╭─ Supplied material
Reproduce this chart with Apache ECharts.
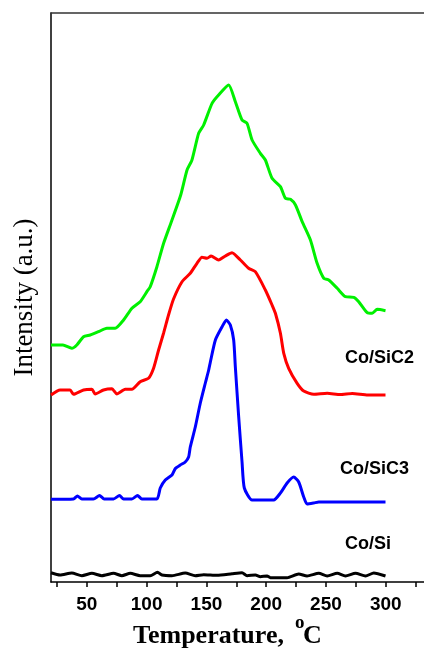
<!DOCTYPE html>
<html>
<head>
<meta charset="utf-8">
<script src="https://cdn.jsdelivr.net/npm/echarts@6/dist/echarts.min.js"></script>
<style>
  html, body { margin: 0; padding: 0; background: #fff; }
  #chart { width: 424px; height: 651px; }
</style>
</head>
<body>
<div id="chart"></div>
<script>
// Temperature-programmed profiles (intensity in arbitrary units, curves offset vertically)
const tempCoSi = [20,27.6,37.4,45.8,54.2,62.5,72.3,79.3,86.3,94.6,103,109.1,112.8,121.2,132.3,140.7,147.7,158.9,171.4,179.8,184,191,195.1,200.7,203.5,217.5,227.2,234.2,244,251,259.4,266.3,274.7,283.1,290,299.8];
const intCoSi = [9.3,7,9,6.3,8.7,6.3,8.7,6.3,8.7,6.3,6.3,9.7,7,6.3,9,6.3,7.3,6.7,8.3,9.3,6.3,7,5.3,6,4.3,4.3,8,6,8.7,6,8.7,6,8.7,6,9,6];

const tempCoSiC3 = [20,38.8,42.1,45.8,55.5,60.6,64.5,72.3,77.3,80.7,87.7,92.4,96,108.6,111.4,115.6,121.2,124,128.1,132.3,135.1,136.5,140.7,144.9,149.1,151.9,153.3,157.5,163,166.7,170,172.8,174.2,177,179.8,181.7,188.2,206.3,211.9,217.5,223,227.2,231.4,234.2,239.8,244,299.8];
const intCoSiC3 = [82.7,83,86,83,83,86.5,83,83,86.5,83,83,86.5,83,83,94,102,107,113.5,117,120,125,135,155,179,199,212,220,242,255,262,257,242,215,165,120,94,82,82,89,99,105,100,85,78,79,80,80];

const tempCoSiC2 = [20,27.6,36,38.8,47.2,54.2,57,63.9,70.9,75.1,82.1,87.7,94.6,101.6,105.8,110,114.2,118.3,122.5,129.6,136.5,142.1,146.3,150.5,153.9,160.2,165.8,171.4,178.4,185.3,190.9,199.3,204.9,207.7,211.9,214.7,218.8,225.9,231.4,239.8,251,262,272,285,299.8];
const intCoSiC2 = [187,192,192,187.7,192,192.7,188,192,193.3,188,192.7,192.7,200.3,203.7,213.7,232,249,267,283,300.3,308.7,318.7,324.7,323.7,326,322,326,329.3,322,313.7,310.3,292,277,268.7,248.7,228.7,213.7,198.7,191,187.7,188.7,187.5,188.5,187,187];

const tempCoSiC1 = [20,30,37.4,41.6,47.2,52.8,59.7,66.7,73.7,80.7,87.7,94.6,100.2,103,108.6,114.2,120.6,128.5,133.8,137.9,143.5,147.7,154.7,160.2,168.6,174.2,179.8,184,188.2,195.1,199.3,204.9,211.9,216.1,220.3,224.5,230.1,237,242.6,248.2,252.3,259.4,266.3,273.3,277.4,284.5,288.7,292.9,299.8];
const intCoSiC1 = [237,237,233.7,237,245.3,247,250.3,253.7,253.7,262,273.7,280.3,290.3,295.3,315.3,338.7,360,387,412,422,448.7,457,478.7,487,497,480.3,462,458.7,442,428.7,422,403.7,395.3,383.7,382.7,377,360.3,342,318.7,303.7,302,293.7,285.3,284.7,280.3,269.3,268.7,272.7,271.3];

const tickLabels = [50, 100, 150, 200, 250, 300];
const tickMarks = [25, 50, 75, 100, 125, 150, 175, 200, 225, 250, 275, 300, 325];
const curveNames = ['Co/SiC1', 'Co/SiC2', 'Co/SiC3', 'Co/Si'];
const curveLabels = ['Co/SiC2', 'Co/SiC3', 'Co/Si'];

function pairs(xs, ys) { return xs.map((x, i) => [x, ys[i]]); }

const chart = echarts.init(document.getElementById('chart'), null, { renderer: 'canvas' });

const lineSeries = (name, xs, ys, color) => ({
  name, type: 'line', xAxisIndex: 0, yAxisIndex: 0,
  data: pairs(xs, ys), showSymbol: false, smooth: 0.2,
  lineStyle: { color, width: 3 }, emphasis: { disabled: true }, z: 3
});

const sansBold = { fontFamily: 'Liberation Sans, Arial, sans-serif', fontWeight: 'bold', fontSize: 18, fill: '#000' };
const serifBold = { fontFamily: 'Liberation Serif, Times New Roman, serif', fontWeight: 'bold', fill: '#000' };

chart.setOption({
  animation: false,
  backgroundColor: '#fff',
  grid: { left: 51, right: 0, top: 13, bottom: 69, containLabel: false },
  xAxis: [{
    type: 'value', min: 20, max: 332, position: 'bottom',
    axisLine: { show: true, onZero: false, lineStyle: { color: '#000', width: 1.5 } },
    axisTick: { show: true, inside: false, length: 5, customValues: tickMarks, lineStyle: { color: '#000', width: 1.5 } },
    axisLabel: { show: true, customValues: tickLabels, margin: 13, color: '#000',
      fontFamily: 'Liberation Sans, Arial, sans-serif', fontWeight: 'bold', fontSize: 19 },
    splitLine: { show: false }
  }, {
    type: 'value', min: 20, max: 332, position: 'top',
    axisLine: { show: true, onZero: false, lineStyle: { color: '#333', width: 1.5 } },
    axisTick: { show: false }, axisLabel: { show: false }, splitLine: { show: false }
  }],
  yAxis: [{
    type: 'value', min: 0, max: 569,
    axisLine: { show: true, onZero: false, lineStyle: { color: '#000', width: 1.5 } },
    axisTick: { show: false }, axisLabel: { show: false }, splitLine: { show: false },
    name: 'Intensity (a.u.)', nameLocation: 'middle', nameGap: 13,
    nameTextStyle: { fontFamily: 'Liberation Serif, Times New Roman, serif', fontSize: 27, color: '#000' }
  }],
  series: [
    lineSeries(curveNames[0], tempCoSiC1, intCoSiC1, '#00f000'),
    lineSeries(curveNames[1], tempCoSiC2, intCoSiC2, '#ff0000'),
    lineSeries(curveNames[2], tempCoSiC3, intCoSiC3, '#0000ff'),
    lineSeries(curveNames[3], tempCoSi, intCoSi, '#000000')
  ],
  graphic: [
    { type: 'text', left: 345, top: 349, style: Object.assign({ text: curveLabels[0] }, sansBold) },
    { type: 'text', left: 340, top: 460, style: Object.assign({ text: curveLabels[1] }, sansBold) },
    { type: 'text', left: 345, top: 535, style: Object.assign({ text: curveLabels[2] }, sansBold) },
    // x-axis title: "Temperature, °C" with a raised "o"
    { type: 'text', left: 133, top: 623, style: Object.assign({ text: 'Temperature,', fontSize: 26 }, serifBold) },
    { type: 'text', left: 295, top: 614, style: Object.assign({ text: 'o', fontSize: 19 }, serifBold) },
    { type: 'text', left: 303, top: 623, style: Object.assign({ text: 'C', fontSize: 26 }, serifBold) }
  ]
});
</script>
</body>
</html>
╰─
╭─ Supplied material
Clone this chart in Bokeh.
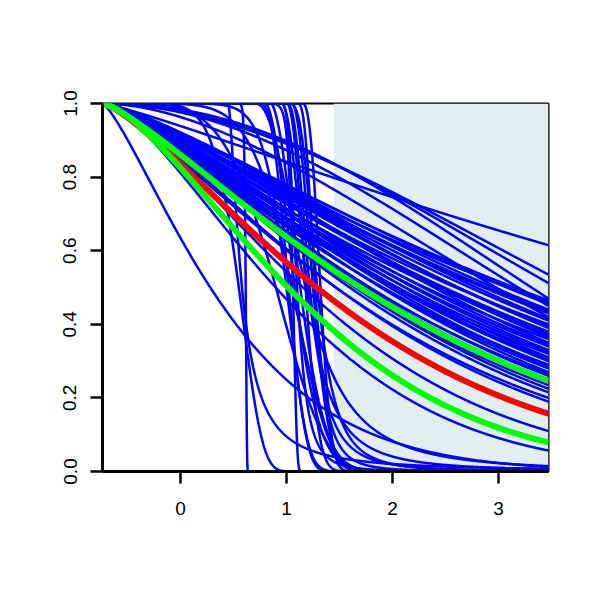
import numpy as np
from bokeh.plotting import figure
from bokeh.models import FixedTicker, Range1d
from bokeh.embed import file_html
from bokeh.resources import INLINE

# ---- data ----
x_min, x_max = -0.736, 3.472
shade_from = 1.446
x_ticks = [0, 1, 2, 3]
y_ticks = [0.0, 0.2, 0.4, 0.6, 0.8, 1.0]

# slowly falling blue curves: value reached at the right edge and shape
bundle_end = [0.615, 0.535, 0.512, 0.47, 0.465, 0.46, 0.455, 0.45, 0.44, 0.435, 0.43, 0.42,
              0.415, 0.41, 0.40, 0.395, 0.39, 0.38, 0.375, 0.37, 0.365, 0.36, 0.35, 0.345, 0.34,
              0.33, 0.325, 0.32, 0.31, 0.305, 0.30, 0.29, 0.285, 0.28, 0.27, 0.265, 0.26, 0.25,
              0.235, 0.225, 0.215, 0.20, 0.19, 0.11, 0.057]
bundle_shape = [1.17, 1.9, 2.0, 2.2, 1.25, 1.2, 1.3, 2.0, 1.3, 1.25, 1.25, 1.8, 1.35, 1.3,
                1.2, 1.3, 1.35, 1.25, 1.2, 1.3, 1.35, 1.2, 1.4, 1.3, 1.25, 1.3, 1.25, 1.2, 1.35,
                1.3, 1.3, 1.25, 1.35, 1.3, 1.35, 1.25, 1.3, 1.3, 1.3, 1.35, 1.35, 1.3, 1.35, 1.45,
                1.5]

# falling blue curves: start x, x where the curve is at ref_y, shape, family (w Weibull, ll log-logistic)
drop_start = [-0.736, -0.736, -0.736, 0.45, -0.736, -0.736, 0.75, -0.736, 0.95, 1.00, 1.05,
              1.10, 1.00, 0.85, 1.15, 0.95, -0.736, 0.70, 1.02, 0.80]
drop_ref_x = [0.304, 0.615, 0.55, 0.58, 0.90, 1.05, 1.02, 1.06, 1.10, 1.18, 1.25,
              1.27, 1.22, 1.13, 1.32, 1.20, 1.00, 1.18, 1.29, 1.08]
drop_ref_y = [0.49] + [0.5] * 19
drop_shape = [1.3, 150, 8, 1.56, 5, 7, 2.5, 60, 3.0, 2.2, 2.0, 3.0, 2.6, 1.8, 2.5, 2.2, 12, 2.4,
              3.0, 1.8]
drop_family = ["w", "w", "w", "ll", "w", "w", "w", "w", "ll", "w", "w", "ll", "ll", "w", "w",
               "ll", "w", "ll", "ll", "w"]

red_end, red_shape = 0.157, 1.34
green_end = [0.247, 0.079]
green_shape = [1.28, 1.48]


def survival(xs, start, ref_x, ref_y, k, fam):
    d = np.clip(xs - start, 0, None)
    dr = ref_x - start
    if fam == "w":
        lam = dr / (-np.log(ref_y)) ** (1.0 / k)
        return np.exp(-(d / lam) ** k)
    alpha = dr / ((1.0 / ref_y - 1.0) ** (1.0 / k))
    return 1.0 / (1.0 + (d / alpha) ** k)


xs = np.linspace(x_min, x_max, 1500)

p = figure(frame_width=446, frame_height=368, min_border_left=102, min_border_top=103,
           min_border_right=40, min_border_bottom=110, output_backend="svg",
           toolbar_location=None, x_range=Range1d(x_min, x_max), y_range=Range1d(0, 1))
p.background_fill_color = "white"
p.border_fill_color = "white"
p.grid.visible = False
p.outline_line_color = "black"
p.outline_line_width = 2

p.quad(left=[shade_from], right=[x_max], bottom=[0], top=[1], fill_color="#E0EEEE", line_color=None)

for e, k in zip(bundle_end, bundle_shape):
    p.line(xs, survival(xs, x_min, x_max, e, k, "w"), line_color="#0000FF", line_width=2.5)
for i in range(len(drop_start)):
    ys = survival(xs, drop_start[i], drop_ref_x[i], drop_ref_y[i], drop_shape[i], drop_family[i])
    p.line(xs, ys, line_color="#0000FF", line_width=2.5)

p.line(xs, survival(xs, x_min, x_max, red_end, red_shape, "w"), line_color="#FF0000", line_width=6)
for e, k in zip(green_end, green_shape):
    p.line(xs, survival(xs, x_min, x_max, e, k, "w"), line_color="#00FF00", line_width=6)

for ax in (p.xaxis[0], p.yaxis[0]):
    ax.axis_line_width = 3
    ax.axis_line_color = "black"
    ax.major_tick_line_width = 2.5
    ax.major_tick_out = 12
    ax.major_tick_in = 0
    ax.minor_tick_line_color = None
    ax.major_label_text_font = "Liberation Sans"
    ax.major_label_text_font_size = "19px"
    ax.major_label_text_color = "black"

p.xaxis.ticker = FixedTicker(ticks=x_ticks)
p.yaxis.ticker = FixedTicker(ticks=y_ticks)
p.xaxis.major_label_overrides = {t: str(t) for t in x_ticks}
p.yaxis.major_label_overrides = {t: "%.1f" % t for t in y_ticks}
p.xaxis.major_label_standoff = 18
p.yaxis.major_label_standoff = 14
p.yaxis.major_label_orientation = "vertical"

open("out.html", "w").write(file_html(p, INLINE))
╰─
Lines containing the string "this" should be counted; reply with their number and nothing more.

2